-- BEGIN --

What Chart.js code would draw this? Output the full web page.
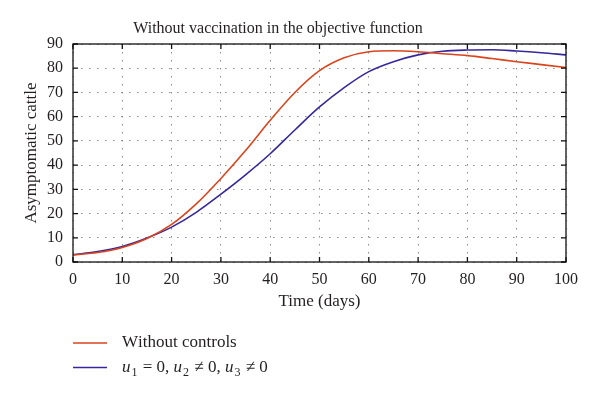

-- END --
-- BEGIN --

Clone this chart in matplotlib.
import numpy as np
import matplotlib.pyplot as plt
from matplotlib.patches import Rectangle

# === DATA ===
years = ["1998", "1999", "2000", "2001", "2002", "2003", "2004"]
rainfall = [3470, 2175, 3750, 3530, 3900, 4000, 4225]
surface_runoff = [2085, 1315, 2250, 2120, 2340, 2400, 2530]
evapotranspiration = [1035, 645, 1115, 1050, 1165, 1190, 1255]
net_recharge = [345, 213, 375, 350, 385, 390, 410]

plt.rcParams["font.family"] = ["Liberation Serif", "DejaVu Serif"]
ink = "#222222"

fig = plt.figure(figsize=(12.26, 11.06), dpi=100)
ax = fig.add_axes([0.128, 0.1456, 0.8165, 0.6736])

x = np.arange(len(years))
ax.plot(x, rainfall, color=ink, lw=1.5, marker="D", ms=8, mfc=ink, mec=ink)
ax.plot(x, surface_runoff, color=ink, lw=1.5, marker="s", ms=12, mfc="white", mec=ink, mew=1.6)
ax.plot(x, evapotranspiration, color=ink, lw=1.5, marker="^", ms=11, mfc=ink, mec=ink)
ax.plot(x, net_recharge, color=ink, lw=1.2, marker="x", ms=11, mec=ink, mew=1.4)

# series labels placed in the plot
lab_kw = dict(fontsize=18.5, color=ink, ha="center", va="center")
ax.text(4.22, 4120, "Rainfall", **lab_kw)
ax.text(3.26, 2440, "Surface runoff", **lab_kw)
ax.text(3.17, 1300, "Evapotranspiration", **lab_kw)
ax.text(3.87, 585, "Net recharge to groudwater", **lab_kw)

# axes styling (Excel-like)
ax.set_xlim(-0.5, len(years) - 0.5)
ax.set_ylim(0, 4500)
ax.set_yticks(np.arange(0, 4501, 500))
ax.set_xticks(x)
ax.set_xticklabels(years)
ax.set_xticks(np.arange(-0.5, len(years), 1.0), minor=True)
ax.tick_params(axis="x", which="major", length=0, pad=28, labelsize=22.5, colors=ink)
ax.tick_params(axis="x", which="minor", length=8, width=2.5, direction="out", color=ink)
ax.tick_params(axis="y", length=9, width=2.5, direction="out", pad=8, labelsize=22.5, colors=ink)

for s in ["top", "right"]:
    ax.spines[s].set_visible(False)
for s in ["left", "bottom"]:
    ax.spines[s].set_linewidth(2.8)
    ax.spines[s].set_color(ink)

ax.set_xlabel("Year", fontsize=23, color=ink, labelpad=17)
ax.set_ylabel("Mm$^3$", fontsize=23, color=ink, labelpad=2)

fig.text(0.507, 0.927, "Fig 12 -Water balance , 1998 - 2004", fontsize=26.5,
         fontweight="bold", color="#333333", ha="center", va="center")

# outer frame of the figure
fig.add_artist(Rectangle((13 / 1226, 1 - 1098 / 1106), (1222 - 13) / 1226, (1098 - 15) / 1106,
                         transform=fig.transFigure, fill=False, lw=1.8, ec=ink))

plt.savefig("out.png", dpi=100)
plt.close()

-- END --
-- BEGIN --

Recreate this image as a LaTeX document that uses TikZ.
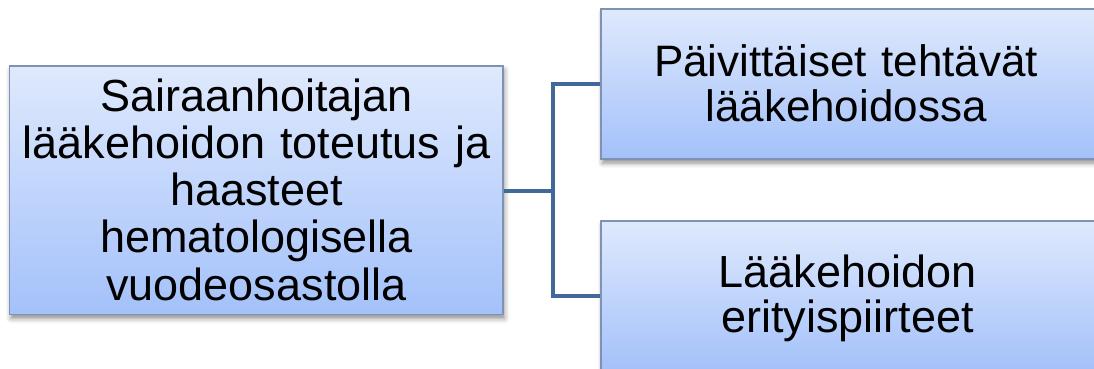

-- END --

**Exercise description:** Extract the run of lines that opens with the line containing "Clone this chart in matplotlib." and closes with the line containing "ax = fig.add_axes([0.128, 0.1456, 0.8165, 0.6736])"; reproduce it exactly and add nothing.

**Result for this exercise:**
Clone this chart in matplotlib.
import numpy as np
import matplotlib.pyplot as plt
from matplotlib.patches import Rectangle

# === DATA ===
years = ["1998", "1999", "2000", "2001", "2002", "2003", "2004"]
rainfall = [3470, 2175, 3750, 3530, 3900, 4000, 4225]
surface_runoff = [2085, 1315, 2250, 2120, 2340, 2400, 2530]
evapotranspiration = [1035, 645, 1115, 1050, 1165, 1190, 1255]
net_recharge = [345, 213, 375, 350, 385, 390, 410]

plt.rcParams["font.family"] = ["Liberation Serif", "DejaVu Serif"]
ink = "#222222"

fig = plt.figure(figsize=(12.26, 11.06), dpi=100)
ax = fig.add_axes([0.128, 0.1456, 0.8165, 0.6736])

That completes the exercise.